Is there a way to ‘compress’ the voxel colors ? right now I store a color for each voxel. I keep track of them in a array. However, it’s a lot of data. I was hoping you would know a way to reduce the number of colors I need to keep track of. Like how voxel position data is reduced by using slabs (instead of storing each voxel separated ).
I’m using slabs for my models, but If I have a cube of 64x64x64 I still need to store 19432 color indexes. Which I find too much (I’m programming for mobile/handheld systems with not much memory).
Hopefully you know something. Thanks for your time,
Hugo
Ñuño Martínez at
Re: Alternative for storing voxel color information
You may try to compress it. Ken used RLE which is simple and fast. You can try other algorithms as Huffman or LZ77 but they're too much complex.
Reduce "color depth" is a good idea also. 32bits per voxel (bpv) is too much for 64x64x64 voxeled objects. 16bpv will reduce it to a half and paletted 8bpv (as VOX format) should be enough in most cases.
Edited by Ñuño Martínez at
0xC0DE at
Thanks for the tip on RLE. That's the kind of answer I was looking for! :)
about the color depth, I only store a index number that correspons with the color from the palette (instead of storing r,g,b for each color). So color depth,etc isn't a problem.
Awesoken at
RLE is a good choice. I use it for both Voxlap and Slab6. Another method is to store 1 bit per voxel for determining solid vs. air - 32KByte for a 64^3 model. Then to store colors, you use a hash table. This method requires fast bit scan instructions (such as BSF/BSR on x86) to find the surfaces quickly. A 3rd method is to use a compressed octree. Unfortunately, I have no experience with octrees so I can't comment on its practicality.
Ñuño Martínez at
Awesoken said at
A 3rd method is to use a compressed octree. Unfortunately, I have no experience with octrees so I can't comment on its practicality.
I think I can help here.
An octree is similar than a binary-tree but you use 8 nodes ("oct" is 8 in Latin). It isn't too complex. You have a "box" wich contains the object. Then divide this box in 8 smaller boxes and each of them in 8 more until each box is 1 voxel whide. The compression cames because if a box is empty, then the smaller boxes that contains are empty too so it is not necessary to store them. In a similar way if a box is "interior" then all boxes that contains are "interior" too, so its not necessary to store them. You can build this structure in this way (pseudo code):
OCTREE_NODE = RECORD boxes: ARRAY [1..8] OF OCTREE_NODE; empty: BOOLEAN; interior: BOOLEAN; color: INTEGER; END;
Octrees are used often for fast collision detection. Most ray-tracers used it. I think that it's not a good structure for voxels because it's hard to tell how to draw an object this way, but it can be used to detect "voxel-per-voxel" colisions.
Edited by Ñuño Martínez at
Zelex at
What about ray-casting?

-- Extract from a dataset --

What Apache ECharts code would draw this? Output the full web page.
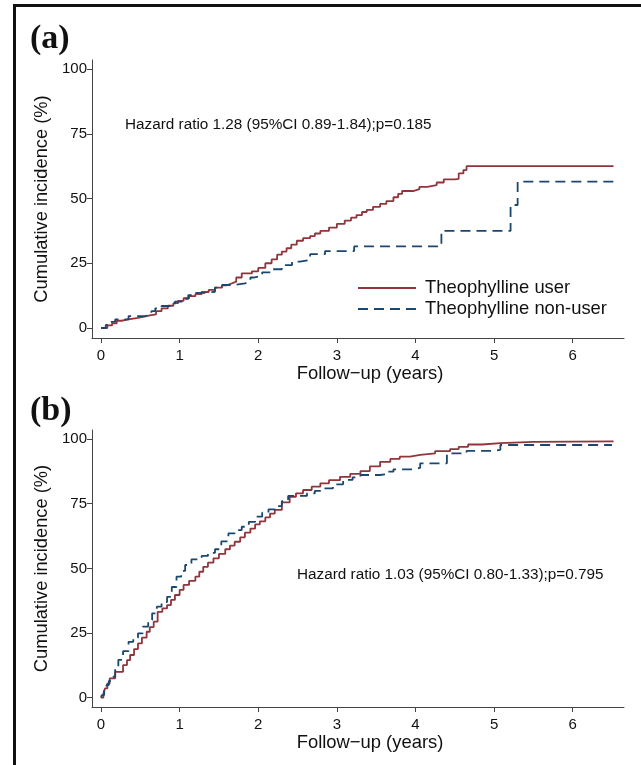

Seems pretty straight forward to me? Oct-trees are related to RLE compression wise so the sizes of the data should be comparable. The big question is, is an oct-tree in its uncompressed form comparable to a RLE coded volume? This is important because if it is not, then the RLE format is superior as it can stay compressed in memory and still be used in runtime.
A compressed oct-tree form has its child information stored as bits with the layout in memory implicitly derived (depth first, etc..). So insead of "int children[8]" per node, you have "unsigned char childMask".
Zelex at
So, in an Oct-tree's compressed form, for every non-empty voxel (and immediate neighbors in its 2x2x2 block) it consumes 1.15 bits. Does anybody have any numbers on the average compression per-visible voxel in RLE?
Hazard at
I'm not storing colors at all in my approach. instead i use materials. Each material is identified by a 1 byte ID, resulting in 255 materials (and 0 for empty voxels). the material ID is stored for each voxel (no matter if surface or interior) and compressed in a slab-like way. since you'll most likely have large patches of the same material, compression is pretty high. colors are generated procedurally or from a texture as needed. you are also able to define the behaviours for each material individually to make materials that are indestructable or can only be destroyed by specific types of weapons. even effects like per-voxel-health can be done this way. just create something like 10 materials (each one a little bit darker than the previous one) and define the material bahaviour to switch to the next material when damaged and destroy it after the last material in the row is reached.
Zelex at
So, a follow-up here.
Assuming the voxelstein level is a 1024x1024x512 grid. The level consumes 56591876 bytes. Then we can calculate the number of bits per voxel (including empty space and color information) as 56591876 * 8 / (1024*1024*512) = 0.84 bits per voxel. I'll attempt to parse the format when I get the time to find the amount of non-empty space so I can get a more useful calculation here.